The two reveal to each other their villainy, until the yeoman finally declares that he is a fiend whose dwelling is in hell. The summoner asks the yeoman (the devil) why he has a human shape, and he replies that he assumes one whenever on earth. The summoner asks him why he is on earth, receiving the reply that sometimes devils are God's instruments. The devil claims that the summoner will meet him again someday and have better evidence of hell than Dante or Virgil. The summoner suggests that the two continue on their way and go about their business, each taking their share.

On their travels they found a carter whose wagon, loaded with hay, was stuck in the mud. “The devel have al, bothe hors and cart and hey!” cursed the carter, and the summoner, taking the carter literally, implored the devil to take all of the carter's belongings. The devil comments that, although that is what he is literally saying, that is not what the carter means: “the carl spak oo thing, but he thoghte another”. On the devil’s encouragement, the carter prays to God, and, lo and behold, the horses pull the wagon from the mud.

The summoner suggests that they visit the widow he was originally visiting. On arriving, the summoner gives her a notice to appear before the archdeacon on the penalty of excommunication, but she claims that she is sick and cannot travel there. She asks if she can pay the summoner to represent her to the archdeacon, and he demands twelve pence, a sum that she thinks is too great, for, she claims, she is guiltless of sin. The summoner then demands her new pan from her, claiming that he paid her fine for making her husband a cuckold (an accusation which she expressly denies). She curses the summoner, saying that she gives his body to the devil. The devil hears this and tells the summoner that he shall be in hell tonight. Upon these words, the summoner and the devil disappeared into hell, the realm where summoners truly belong.

Analysis:

The pattern of reciprocity and “quitting”, as seen in the Miller’s and Reeve’s tale in the First Fragment, is reintroduced with the Friar’s and Summoner’s tale. These two would likely be, to Chaucer’s readers, easily recognizable characters, and the rapacious clergyman was very much a stock figure for Middle English readers and listeners.

The Friar's Tale, like the Reeve's Tale, seems to exist for a single purpose: the humiliation and degradation of members of a certain profession.

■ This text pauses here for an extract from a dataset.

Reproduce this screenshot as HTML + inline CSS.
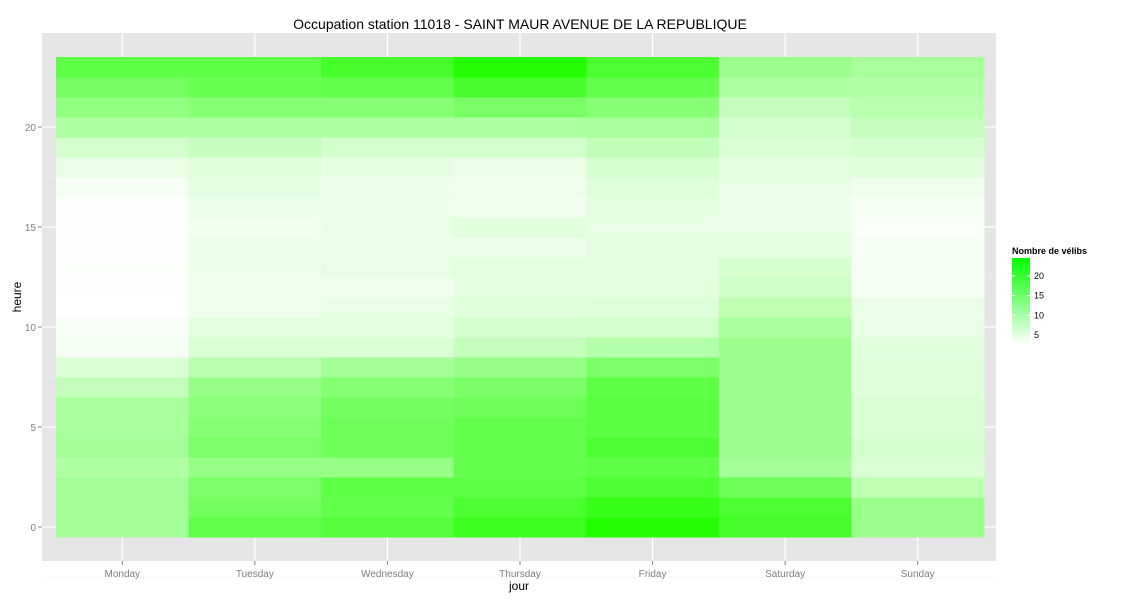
<!DOCTYPE html>
<html><head><meta charset="utf-8"><style>
body{margin:0;background:#fff;font-family:"Liberation Sans",Arial,sans-serif}
</style></head><body>
<svg id="chart" width="1125" height="600" xmlns="http://www.w3.org/2000/svg">
<rect x="0" y="0" width="1125" height="600" fill="#fff"/>
<text x="520" y="29" font-size="14" text-anchor="middle" fill="#000">Occupation station 11018 - SAINT MAUR AVENUE DE LA REPUBLIQUE</text>
<rect x="42" y="33" width="954" height="528" fill="#e5e5e5"/>
<g id="grid"></g><g id="tiles"></g><g id="axes"></g>
<text x="519" y="590" font-size="12" text-anchor="middle">jour</text>
<text x="21" y="297" font-size="12" text-anchor="middle" transform="rotate(-90 21 297)">heure</text>
<text x="1012" y="254" font-size="9" font-weight="bold">Nombre de vélibs</text>
<defs><linearGradient id="lg" x1="0" y1="1" x2="0" y2="0"><stop offset="0" stop-color="#ffffff"/><stop offset="1" stop-color="#00ff00"/></linearGradient></defs>
<rect x="1012" y="258" width="18" height="87" fill="url(#lg)"/>
<g id="legend"></g>
</svg>
<script>
const days = ["Monday","Tuesday","Wednesday","Thursday","Friday","Saturday","Sunday"];
const yTicks = [0,5,10,15,20];
const legendTicks = [5,10,15,20];
const monday = [10.3,10.3,10.3,9.4,10.3,9.8,9.8,7.7,5.7,3.4,3.1,2.5,2.8,2.9,2.7,2.8,2.7,3.4,4.5,6.4,9.4,12.0,14.3,16.3];
const tuesday = [15.9,14.6,13.7,11.6,13.7,12.9,12.4,11.6,8.5,5.7,4.8,4.0,4.0,4.1,4.1,3.8,4.1,4.7,5.3,7.4,9.4,12.9,15.4,16.3];
const wednesday = [17.2,15.9,16.3,11.6,15.0,15.0,14.6,12.9,10.3,5.7,4.8,4.5,3.8,4.5,4.1,4.5,4.1,4.1,4.7,6.4,9.4,12.9,15.9,18.5];
const thursday = [19.3,18.0,16.3,15.9,15.9,15.9,15.0,14.1,11.6,7.7,6.0,5.1,4.8,4.8,4.1,5.1,3.8,4.0,4.2,6.4,9.4,14.1,18.5,21.5];
const friday = [21.5,19.8,18.0,16.3,18.0,16.7,16.7,16.3,13.7,9.0,6.4,5.3,4.8,4.8,4.8,4.5,4.8,5.3,6.2,7.9,10.0,12.9,15.9,18.0];
const saturday = [18.5,18.0,15.0,10.3,11.1,11.1,11.1,11.1,11.1,11.1,9.8,8.1,6.8,6.0,4.8,4.5,4.3,4.5,4.8,5.7,6.2,7.7,9.4,11.1];
const sunday = [11.1,11.1,8.1,5.7,6.0,5.7,5.7,5.3,5.3,5.1,4.5,4.2,3.4,3.4,3.4,2.9,3.4,4.0,5.1,6.0,7.7,8.5,9.1,10.0];
const series = [monday,tuesday,wednesday,thursday,friday,saturday,sunday];
const vmin = 2.5, vmax = 24.5;
const NS="http://www.w3.org/2000/svg";
const x0=56, colW=(984-56)/days.length;
function xs(i){return x0+i*colW;}
function ys(h){return 527-h*20;}
function col(v){const t=Math.max(0,Math.min(1,(v-vmin)/(vmax-vmin)));const r=Math.round(255*(1-t));const b=Math.max(0,Math.round(r-(255-r)*0.15));return `rgb(${r},255,${b})`;}
function mk(tag,attrs,parent){const e=document.createElementNS(NS,tag);for(const k in attrs)e.setAttribute(k,attrs[k]);document.getElementById(parent).appendChild(e);return e;}
for(let h=-2.5;h<=25;h+=5){const l=mk('line',{x1:42,x2:996,y1:ys(h),y2:ys(h),stroke:'#f2f2f2','stroke-width':0.6},'grid');}
yTicks.forEach(t=>{const l=mk('line',{x1:42,x2:996,y1:ys(t),y2:ys(t),stroke:'#fff','stroke-width':1.2},'grid');
const tx=mk('text',{x:36,y:ys(t)+4,'font-size':10,'text-anchor':'end',fill:'#7f7f7f'},'axes');tx.textContent=t;
mk('line',{x1:38,x2:42,y1:ys(t),y2:ys(t),stroke:'#7f7f7f'},'axes');});
days.forEach((d,i)=>{const cx=xs(i)+colW/2;const l=mk('line',{x1:cx,x2:cx,y1:33,y2:561,stroke:'#fff','stroke-width':1.2},'grid');
const tx=mk('text',{x:cx,y:577,'font-size':10,'text-anchor':'middle',fill:'#7f7f7f'},'axes');tx.textContent=d;
mk('line',{x1:cx,x2:cx,y1:561,y2:565,stroke:'#7f7f7f'},'axes');});
series.forEach((s,i)=>{s.forEach((v,h)=>{const r=mk('rect',{x:xs(i),y:ys(h)-10,width:colW+0.5,height:20.5,fill:col(v)},'tiles');

});});
legendTicks.forEach(t=>{const y=345-(t-vmin)/(vmax-vmin)*87;
mk('line',{x1:1012,x2:1015,y1:y,y2:y,stroke:'#fff'},'legend');mk('line',{x1:1027,x2:1030,y1:y,y2:y,stroke:'#fff'},'legend');
const tx=mk('text',{x:1034,y:y+3,'font-size':9,fill:'#000'},'legend');tx.textContent=t;});
</script>
</body></html>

The Tale begins by exposing the means by which summoners blackmail and extort persons, but does not attack the church system that allows this to happen, but rather the men who represent this system and exploit these workings of the church. Yet the Friar's Tale surpasses the Reeve's Tale in its vitriol for its main character. While Symkyn, the immoral miller of the Reeve's tale, is hardly an exemplary character and exists only for ridicule, he at least is given a proper name that separates him from his profession. The main character of the Friar's Tale is an impersonal representation of all summoners and the fate they deserve.

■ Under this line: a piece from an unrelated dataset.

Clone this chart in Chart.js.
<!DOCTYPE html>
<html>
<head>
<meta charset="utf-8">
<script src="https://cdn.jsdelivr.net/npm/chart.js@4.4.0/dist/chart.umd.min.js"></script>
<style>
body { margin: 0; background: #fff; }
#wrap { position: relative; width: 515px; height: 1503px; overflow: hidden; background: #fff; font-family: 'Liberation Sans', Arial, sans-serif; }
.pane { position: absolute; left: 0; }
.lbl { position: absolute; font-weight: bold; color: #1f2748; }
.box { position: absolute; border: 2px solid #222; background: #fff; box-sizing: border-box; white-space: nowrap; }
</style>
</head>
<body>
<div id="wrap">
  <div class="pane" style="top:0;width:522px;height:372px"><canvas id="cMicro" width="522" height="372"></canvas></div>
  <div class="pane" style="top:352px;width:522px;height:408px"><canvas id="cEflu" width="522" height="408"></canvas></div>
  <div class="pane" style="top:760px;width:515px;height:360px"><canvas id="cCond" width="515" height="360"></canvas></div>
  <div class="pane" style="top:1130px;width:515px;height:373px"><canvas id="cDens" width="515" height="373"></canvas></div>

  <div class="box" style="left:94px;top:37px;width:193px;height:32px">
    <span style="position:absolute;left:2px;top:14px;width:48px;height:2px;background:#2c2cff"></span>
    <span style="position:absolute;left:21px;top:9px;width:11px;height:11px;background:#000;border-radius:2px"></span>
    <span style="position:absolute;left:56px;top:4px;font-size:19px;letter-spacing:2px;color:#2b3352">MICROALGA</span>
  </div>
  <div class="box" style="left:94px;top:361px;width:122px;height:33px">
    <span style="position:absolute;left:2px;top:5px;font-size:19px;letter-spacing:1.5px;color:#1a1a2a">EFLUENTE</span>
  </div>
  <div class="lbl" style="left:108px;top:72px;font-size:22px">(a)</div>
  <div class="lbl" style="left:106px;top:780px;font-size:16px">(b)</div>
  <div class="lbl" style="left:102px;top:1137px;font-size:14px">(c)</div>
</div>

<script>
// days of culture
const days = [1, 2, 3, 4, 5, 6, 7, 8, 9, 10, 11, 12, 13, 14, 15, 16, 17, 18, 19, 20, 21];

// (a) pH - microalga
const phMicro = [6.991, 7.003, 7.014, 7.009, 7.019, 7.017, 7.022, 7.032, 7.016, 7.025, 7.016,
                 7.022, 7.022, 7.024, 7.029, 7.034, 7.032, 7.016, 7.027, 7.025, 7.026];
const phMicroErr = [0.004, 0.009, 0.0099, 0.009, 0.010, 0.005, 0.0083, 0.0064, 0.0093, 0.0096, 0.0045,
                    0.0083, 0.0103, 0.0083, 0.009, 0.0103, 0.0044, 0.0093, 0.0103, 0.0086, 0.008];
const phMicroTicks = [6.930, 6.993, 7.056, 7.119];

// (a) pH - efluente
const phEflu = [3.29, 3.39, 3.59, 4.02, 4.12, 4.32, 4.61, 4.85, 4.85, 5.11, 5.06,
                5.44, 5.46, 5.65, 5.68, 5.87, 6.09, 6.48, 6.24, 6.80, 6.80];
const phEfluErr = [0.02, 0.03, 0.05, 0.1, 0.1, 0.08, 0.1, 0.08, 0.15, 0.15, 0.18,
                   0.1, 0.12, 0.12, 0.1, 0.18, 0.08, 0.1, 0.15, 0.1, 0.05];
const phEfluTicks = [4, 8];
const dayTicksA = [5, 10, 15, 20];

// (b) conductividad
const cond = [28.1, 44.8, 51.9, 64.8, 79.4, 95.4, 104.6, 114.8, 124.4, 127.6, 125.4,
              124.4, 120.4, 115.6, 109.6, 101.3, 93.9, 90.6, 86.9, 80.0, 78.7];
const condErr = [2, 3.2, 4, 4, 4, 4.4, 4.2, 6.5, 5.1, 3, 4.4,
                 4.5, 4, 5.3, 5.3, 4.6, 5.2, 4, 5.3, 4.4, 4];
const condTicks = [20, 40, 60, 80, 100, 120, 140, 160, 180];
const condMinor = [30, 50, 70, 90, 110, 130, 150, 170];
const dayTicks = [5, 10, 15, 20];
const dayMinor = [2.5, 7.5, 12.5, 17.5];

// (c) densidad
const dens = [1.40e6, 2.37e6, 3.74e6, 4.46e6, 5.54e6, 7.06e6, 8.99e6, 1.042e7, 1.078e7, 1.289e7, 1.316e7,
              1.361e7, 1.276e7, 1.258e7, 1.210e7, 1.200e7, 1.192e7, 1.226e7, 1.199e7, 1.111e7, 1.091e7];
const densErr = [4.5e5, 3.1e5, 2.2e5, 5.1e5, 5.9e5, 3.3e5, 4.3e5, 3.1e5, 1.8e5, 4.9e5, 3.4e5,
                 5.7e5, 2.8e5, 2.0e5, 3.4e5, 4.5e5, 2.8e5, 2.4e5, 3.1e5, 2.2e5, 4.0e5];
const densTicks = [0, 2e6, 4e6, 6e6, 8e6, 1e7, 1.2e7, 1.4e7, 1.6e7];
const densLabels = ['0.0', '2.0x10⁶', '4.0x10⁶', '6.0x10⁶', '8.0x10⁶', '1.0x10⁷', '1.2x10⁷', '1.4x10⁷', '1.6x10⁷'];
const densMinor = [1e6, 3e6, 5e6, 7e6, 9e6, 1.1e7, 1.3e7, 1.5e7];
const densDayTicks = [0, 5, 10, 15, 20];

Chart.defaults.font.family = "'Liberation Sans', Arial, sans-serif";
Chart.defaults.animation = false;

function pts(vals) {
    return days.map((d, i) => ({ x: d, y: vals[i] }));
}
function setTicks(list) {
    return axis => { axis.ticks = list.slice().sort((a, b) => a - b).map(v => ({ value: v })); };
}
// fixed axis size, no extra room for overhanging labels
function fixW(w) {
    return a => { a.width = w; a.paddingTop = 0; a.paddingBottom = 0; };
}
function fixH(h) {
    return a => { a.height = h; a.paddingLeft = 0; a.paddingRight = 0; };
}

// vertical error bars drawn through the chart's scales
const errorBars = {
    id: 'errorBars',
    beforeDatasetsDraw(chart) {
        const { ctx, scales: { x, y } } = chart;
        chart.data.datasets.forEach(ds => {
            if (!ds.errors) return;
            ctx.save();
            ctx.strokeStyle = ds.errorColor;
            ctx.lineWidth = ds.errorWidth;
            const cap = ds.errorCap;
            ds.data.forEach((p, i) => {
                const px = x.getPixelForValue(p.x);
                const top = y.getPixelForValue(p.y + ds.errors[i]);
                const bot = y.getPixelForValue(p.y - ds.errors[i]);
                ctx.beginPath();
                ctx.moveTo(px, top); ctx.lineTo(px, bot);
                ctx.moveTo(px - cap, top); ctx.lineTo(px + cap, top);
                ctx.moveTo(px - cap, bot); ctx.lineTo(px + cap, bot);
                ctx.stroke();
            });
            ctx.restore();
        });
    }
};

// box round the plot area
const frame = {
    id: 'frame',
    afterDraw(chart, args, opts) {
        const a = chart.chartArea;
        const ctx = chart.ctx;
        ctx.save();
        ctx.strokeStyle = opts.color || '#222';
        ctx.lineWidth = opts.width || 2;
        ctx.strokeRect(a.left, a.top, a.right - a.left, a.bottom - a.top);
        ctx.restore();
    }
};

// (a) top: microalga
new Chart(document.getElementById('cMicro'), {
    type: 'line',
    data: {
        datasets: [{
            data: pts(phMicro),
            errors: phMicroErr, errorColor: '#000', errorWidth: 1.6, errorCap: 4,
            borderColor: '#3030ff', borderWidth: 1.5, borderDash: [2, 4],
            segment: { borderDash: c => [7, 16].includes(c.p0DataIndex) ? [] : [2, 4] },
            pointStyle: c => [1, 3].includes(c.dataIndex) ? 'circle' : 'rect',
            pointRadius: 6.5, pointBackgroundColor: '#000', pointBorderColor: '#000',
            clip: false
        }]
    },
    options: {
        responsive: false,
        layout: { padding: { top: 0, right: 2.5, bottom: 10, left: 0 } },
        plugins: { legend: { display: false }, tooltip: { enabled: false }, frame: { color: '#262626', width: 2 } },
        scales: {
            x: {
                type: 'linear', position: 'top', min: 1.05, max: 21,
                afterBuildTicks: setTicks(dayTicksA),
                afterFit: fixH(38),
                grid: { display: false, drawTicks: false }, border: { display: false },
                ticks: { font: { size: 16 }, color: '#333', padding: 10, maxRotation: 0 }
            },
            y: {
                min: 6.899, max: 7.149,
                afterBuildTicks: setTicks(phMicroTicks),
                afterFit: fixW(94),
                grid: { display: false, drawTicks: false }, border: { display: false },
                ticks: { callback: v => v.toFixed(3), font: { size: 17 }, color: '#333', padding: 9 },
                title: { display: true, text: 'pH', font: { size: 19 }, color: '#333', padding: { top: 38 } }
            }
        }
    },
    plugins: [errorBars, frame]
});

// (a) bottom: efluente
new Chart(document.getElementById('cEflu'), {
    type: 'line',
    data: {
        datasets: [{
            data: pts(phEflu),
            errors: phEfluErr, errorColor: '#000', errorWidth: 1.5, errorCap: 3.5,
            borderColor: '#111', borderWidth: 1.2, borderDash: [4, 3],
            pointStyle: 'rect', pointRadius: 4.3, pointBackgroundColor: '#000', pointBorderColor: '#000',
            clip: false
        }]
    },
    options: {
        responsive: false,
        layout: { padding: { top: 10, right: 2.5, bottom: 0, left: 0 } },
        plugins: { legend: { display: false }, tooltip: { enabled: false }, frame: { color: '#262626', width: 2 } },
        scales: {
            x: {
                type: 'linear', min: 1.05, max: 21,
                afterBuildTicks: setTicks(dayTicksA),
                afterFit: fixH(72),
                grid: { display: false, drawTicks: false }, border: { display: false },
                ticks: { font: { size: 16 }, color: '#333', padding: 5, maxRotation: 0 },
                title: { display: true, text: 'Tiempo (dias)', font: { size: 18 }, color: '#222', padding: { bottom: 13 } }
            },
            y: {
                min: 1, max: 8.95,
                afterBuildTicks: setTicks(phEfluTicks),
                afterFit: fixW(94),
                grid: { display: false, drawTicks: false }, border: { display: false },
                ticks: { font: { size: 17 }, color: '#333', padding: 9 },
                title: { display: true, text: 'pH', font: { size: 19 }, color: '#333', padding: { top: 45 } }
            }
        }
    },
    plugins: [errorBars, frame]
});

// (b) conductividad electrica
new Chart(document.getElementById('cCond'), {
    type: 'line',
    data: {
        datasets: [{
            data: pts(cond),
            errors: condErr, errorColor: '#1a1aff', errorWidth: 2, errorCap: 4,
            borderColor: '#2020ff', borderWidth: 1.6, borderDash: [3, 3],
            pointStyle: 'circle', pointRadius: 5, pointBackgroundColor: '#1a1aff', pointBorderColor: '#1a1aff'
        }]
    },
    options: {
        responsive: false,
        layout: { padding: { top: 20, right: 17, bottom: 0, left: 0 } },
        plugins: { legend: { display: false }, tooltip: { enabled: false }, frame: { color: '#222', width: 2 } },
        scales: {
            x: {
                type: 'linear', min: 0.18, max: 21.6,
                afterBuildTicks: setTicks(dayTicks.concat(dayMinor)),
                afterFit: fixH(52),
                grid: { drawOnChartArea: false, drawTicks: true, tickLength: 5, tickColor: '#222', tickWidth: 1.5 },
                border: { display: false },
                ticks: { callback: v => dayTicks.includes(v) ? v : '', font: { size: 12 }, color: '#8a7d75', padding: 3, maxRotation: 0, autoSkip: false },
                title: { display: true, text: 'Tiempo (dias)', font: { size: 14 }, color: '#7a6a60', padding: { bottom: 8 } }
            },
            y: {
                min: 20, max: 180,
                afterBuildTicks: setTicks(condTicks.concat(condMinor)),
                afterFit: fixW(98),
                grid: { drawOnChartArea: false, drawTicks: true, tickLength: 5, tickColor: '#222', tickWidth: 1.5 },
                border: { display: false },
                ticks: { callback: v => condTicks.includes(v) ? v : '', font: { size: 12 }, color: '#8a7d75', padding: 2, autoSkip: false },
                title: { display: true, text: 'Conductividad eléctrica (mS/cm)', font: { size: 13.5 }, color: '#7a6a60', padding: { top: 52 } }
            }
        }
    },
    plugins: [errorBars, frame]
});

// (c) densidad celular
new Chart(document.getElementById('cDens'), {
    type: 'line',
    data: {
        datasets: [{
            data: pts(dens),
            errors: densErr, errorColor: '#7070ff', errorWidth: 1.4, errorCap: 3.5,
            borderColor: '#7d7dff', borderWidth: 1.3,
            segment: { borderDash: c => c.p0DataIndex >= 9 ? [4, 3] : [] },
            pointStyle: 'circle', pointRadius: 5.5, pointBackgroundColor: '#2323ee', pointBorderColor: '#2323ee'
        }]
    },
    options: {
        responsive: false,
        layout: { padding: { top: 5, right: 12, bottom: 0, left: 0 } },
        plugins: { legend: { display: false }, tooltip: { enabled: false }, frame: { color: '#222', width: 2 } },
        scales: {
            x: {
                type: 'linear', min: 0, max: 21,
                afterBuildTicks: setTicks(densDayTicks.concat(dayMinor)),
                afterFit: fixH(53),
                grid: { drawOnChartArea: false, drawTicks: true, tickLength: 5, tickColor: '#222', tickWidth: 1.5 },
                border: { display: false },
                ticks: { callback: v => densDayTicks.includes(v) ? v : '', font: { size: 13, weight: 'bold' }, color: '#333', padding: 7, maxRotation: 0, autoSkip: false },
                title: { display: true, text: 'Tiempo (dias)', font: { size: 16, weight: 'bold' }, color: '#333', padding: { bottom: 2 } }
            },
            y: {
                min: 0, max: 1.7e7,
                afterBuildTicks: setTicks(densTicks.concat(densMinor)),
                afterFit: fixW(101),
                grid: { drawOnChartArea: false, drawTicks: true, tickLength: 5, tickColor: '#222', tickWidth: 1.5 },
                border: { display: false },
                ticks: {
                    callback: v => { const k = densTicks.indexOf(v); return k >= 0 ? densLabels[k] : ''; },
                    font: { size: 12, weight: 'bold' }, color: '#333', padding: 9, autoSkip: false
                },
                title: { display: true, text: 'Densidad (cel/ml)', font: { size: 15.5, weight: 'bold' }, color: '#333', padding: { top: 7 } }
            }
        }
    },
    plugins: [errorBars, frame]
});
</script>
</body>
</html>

The comic twist to the Friar's Tale is that, when he meets the devil, the summoner is neither shocked nor overcome with fear. Rather, the summoner regards the devil as a curious colleague, and is almost impressed. In fact, the narrator too seems to hold a higher opinion of the devil than of the summoner. When the devil leaves the summoner, the devil tells him that they shall hold company together until he forsakes him. This may be a chance for redemption that the devil offers the summoner , just before he visits the old crone, but he does not take it.

Of course, as well as preaching against hypocrisy, the Friar’s Tale turns it into a plot feature. How can we know, the tale asks, who we meet on the road: a yeoman or a devil? A religious, pious summoner, or a downright crook? Moreover, there is nothing very ambiguous about the ending to the tale: the summoner is taken to hell. A metaphorical hell, like the furnace of Gervase the smith in the Miller’s Tale, is a far more distant representation, but when the summoner disappears, with Satan, it is simply, unmetaphorically, to hell. What in the Miller’s tale was comedy, when stated literally by the Friar, starts to look a little like blasphemy, and one wonders how easily Chaucer’s original readers would have related to it.

Penn R. Szittya has written, in his essay “The Green Yeoman as Loathly Lady: The Friar’s Parody of the Wife of Bath’s Tale”, that the Friar’s Tale might actually be a parody of the Wife of Bath’s tale. Szittya notes such pertinent details as the appearance of the Friar riding “under a forest syde” - in precisely the same phrase that the Wife uses in her tale - and argues that the Wife’s fairytale forest, and the Friar’s real one in some way elide. It is difficult however to be entirely persuaded by Szittya’s argument, and see the Friar’s tale as a closer relation to the Wife’s than it is to the Summoner’s.

Simply put, the Friar's tale is also a reminder to watch what you wish for, and not to speak without thinking. The devil, it seems, takes words literally - and whether you mean them or not, can decide to act upon them as he pleases, as long as they have been uttered (note the way the widow's curse is made reality by the devil as the tale resolves). As Chaucer's Tales look perilously close to potential blasphemy, the Friar's Tale's warning that anything said can be used against the sayer seems doubly pertinent; and the issue of blasphemy in the Tales, present here, runs right through the work to Chaucer's final Retraction.